## start RECORD LIST

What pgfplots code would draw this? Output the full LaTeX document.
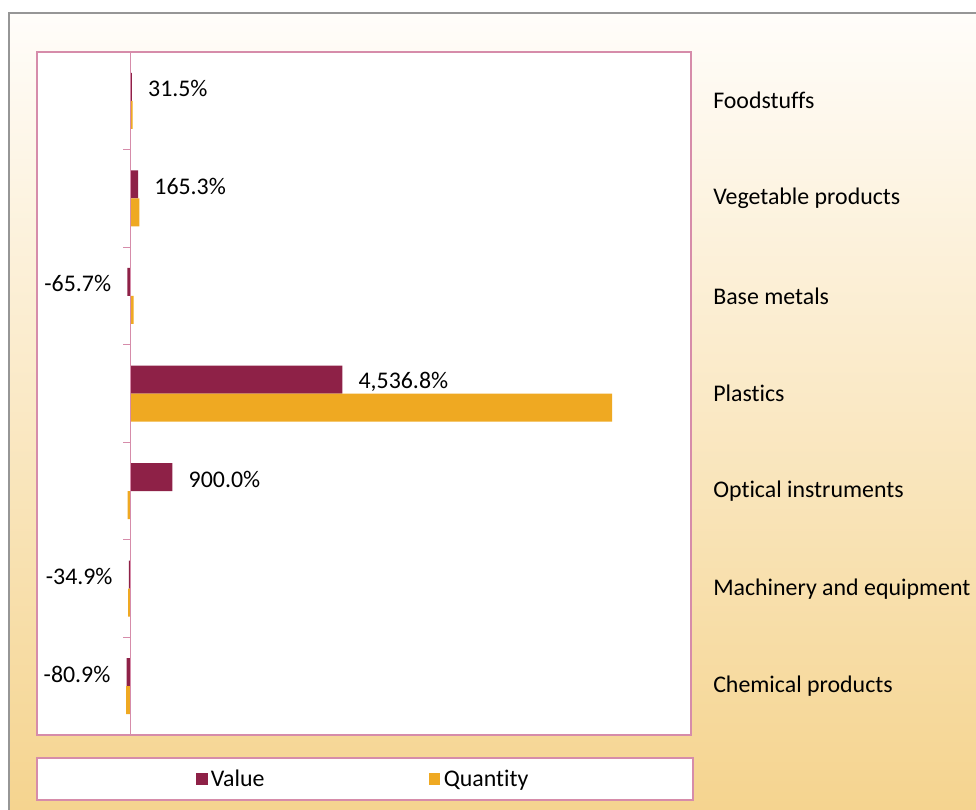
\documentclass[border=0pt]{standalone}
\usepackage{pgfplots}
\pgfplotsset{compat=1.18}
\usepackage{pgfplotstable}
\usepackage{fontspec}
\setmainfont{Carlito}[RawFeature={-liga;-clig;-calt;-dlig}]
\definecolor{valuecol}{RGB}{142,33,71}
\definecolor{qtycol}{RGB}{239,169,34}
\definecolor{bgtop}{RGB}{255,253,250}
\definecolor{bgbot}{RGB}{245,212,143}
\definecolor{pinkline}{RGB}{214,140,170}
\definecolor{framegray}{RGB}{150,150,150}
\newcommand{\cf}{\fontsize{17.9pt}{21pt}\selectfont}

\pgfplotstableread[col sep=comma]{
idx,value,quantity
0,31.5,45
1,165.3,190
2,-65.7,70
3,4536.8,10310
4,900.0,-60
5,-34.9,-50
6,-80.9,-90
}\datatable

\begin{document}
\begin{tikzpicture}
\useasboundingbox (0,0) rectangle (732pt,-607.5pt);
\fill[white] (0,0) rectangle (732pt,-607.5pt);
\shade[top color=bgtop, bottom color=bgbot] (6.75pt,-9.75pt) rectangle (732pt,-607.5pt);
\draw[framegray, line width=1pt] (6.75pt,-607.5pt) -- (6.75pt,-9.75pt) -- (732pt,-9.75pt);
% legend box
\draw[pinkline, line width=0.8pt, fill=white] (27.75pt,-568.5pt) rectangle (519.75pt,-600pt);
\begin{axis}[
  at={(27.75pt,-551.25pt)}, anchor=south west,
  scale only axis, width=490.5pt, height=512.25pt,
  xbar=0pt, bar width=21pt,
  xmin=-2000, xmax=12000, ymin=-0.5, ymax=6.5,
  y dir=reverse,
  axis background/.style={fill=white},
  axis line style={pinkline, line width=0.8pt},
  xtick=\empty,
  ytick={0,1,2,3,4,5,6},
  yticklabels={Foodstuffs,Vegetable products,Base metals,Plastics,Optical instruments,Machinery and equipment,Chemical products},
  yticklabel pos=right,
  major tick length=0pt,
  yticklabel style={anchor=west, inner sep=0pt, xshift=16.5pt, font=\cf, text=black},
  legend columns=2,
  legend style={at={(0.5,-0.0644)}, anchor=center, draw=none, fill=none, font=\cf,
    /tikz/every even column/.append style={column sep=121pt},
    nodes={inner xsep=2.5pt}},
  legend image code/.code={\fill[#1] (0pt,-4.5pt) rectangle (8.5pt,4.5pt);},
]
\addplot[fill=valuecol, draw=none, bar shift=10.5pt,
  nodes near coords={\pgfmathprintnumber[fixed, fixed zerofill, precision=1, 1000 sep={,}, assume math mode=true]{\pgfplotspointmeta}\%},
  nodes near coords align=horizontal,
  every node near coord/.append style={font=\cf, text=black, inner xsep=12pt, yshift=-1.5pt},
] table[x=value, y=idx] {\datatable};
\addlegendentry{Value}
\addplot[fill=qtycol, draw=none, bar shift=-10.5pt] table[x=quantity, y=idx] {\datatable};
\addlegendentry{Quantity}
\draw[pinkline, line width=0.8pt] (axis cs:0,-0.5) -- (axis cs:0,6.5);
\pgfplotsinvokeforeach{-0.5,0.5,1.5,2.5,3.5,4.5,5.5,6.5}{
  \draw[pinkline, line width=0.8pt] (axis cs:0,#1) -- ++(-5.25pt,0pt);
}
\end{axis}
\end{tikzpicture}
\end{document}
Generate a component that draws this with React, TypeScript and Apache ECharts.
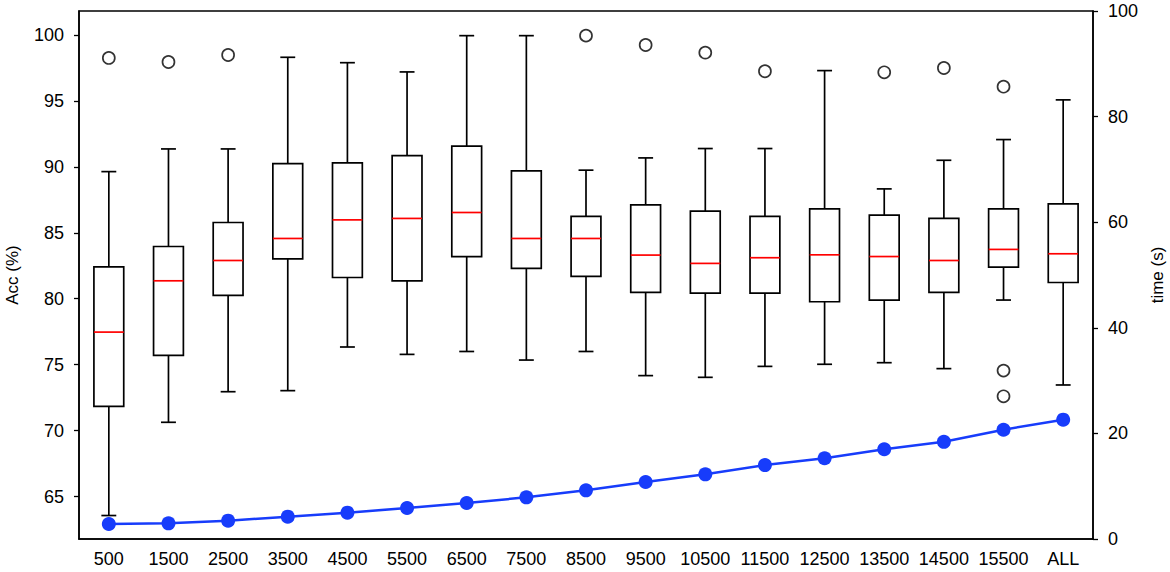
import React, { useEffect, useRef } from "react";
import * as echarts from "echarts";

const categories = ["500", "1500", "2500", "3500", "4500", "5500", "6500", "7500", "8500", "9500", "10500", "11500", "12500", "13500", "14500", "15500", "ALL"];
const whiskerLow = [63.56, 70.63, 72.95, 73.03, 76.34, 75.78, 76.0, 75.35, 76.0, 74.17, 74.04, 74.87, 75.03, 75.15, 74.7, 79.9, 73.46];
const q1 = [71.84, 75.7, 80.25, 83.03, 81.61, 81.36, 83.2, 82.3, 81.69, 80.48, 80.43, 80.43, 79.77, 79.9, 80.48, 82.4, 81.23];
const median = [77.47, 81.36, 82.9, 84.57, 85.98, 86.09, 86.54, 84.57, 84.57, 83.31, 82.68, 83.11, 83.33, 83.2, 82.9, 83.74, 83.41];
const q3 = [82.42, 83.96, 85.78, 90.25, 90.3, 90.86, 91.57, 89.7, 86.24, 87.12, 86.64, 86.24, 86.82, 86.34, 86.09, 86.82, 87.2];
const whiskerHigh = [89.64, 91.36, 91.36, 98.31, 97.9, 97.2, 99.95, 99.95, 89.75, 90.68, 91.39, 91.39, 97.3, 88.33, 90.5, 92.07, 95.08];
const outlierCategory = ["500", "1500", "2500", "8500", "9500", "10500", "11500", "13500", "14500", "15500", "15500", "15500"];
const outlierValue = [98.26, 97.95, 98.48, 99.95, 99.24, 98.66, 97.25, 97.17, 97.5, 96.08, 74.55, 72.6];
const timeValues = [2.84, 2.97, 3.47, 4.23, 4.99, 5.87, 6.82, 7.89, 9.22, 10.8, 12.25, 14.0, 15.3, 17.0, 18.4, 20.7, 22.6];
const accTicks = [65, 70, 75, 80, 85, 90, 95, 100];

const FONT = "'Liberation Sans', Arial, sans-serif";

export default function App() {
  const ref = useRef<HTMLDivElement>(null);
  useEffect(() => {
    document.body.style.margin = "0";
    if (!ref.current) return;
    const chart = echarts.init(ref.current, null, { renderer: "svg" });
    const boxData = categories.map((_, i) => [i, whiskerLow[i], q1[i], median[i], q3[i], whiskerHigh[i]]);
    const outliers = outlierCategory.map((c, i) => [categories.indexOf(c), outlierValue[i]]);
    const axisText = { color: "#000", fontSize: 18, fontFamily: FONT };
    chart.setOption({
      animation: false,
      grid: {
        left: 79, right: 77, top: 11, bottom: 33,
        outerBoundsMode: "none",
        containLabel: false,
        show: true, borderColor: "#000", borderWidth: 1.5, backgroundColor: "transparent",
      },
      xAxis: {
        type: "category",
        data: categories,
        boundaryGap: true,
        axisLine: { lineStyle: { color: "#000", width: 1.5 } },
        axisTick: { alignWithLabel: true, length: 5, lineStyle: { color: "#000", width: 1.3 } },
        axisLabel: { ...axisText, margin: 11, interval: 0 },
        splitLine: { show: false },
      },
      yAxis: [
        {
          type: "value",
          min: 61.78,
          max: 101.82,
          position: "left",
          name: "Acc (%)",
          nameLocation: "middle",
          nameGap: 58,
          nameRotate: 90,
          nameTextStyle: { color: "#000", fontSize: 17, fontFamily: FONT },
          axisLine: { show: true, lineStyle: { color: "#000", width: 1.5 } },
          axisTick: { show: true, length: 5, customValues: accTicks, lineStyle: { color: "#000", width: 1.3 } },
          axisLabel: { ...axisText, margin: 15, customValues: accTicks },
          splitLine: { show: false },
        },
        {
          type: "value",
          min: 0,
          max: 100,
          interval: 20,
          position: "right",
          name: "time (s)",
          nameLocation: "middle",
          nameGap: 51,
          nameRotate: 90,
          nameTextStyle: { color: "#000", fontSize: 17, fontFamily: FONT },
          axisLine: { show: true, lineStyle: { color: "#000", width: 1.5 } },
          axisTick: { show: true, length: 5, lineStyle: { color: "#000", width: 1.3 } },
          axisLabel: { ...axisText, margin: 15 },
          splitLine: { show: false },
        },
      ],
      series: [
        {
          type: "custom",
          name: "Acc",
          xAxisIndex: 0,
          yAxisIndex: 0,
          encode: { x: 0, y: [1, 2, 3, 4, 5] },
          data: boxData,
          renderItem: (params: any, api: any) => {
            const x = api.value(0);
            const low = api.coord([x, api.value(1)]);
            const b1 = api.coord([x, api.value(2)]);
            const med = api.coord([x, api.value(3)]);
            const b3 = api.coord([x, api.value(4)]);
            const high = api.coord([x, api.value(5)]);
            const band = api.size([1, 0])[0];
            const bw = band * 0.5;
            const cw = bw * 0.5;
            const cx = low[0];
            const st = { stroke: "#000", lineWidth: 1.7, fill: "none" };
            return {
              type: "group",
              children: [
                { type: "line", shape: { x1: cx, y1: b3[1], x2: cx, y2: high[1] }, style: st },
                { type: "line", shape: { x1: cx, y1: b1[1], x2: cx, y2: low[1] }, style: st },
                { type: "line", shape: { x1: cx - cw / 2, y1: high[1], x2: cx + cw / 2, y2: high[1] }, style: st },
                { type: "line", shape: { x1: cx - cw / 2, y1: low[1], x2: cx + cw / 2, y2: low[1] }, style: st },
                { type: "rect", shape: { x: cx - bw / 2, y: b3[1], width: bw, height: b1[1] - b3[1] }, style: st },
                { type: "line", shape: { x1: cx - bw / 2, y1: med[1], x2: cx + bw / 2, y2: med[1] }, style: { stroke: "#ff0000", lineWidth: 1.7 } },
              ],
            };
          },
          z: 2,
        },
        {
          type: "scatter",
          name: "outliers",
          xAxisIndex: 0,
          yAxisIndex: 0,
          data: outliers,
          symbol: "circle",
          symbolSize: 12,
          itemStyle: { color: "rgba(255,255,255,0)", borderColor: "#000", borderWidth: 1.7 },
          z: 3,
        },
        {
          type: "line",
          name: "time",
          xAxisIndex: 0,
          yAxisIndex: 1,
          data: timeValues,
          symbol: "circle",
          symbolSize: 14,
          showSymbol: true,
          lineStyle: { color: "#173cfb", width: 2.5 },
          itemStyle: { color: "#173cfb", borderWidth: 0 },
          z: 4,
        },
      ],
    });
    return () => chart.dispose();
  }, []);
  return <div ref={ref} style={{ width: 1170, height: 572 }} />;
}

## end RECORD LIST

Find the lines containing "React" and list every one of them.

-- THE OUTPUT --
Generate a component that draws this with React, TypeScript and Apache ECharts.
import React, { useEffect, useRef } from "react";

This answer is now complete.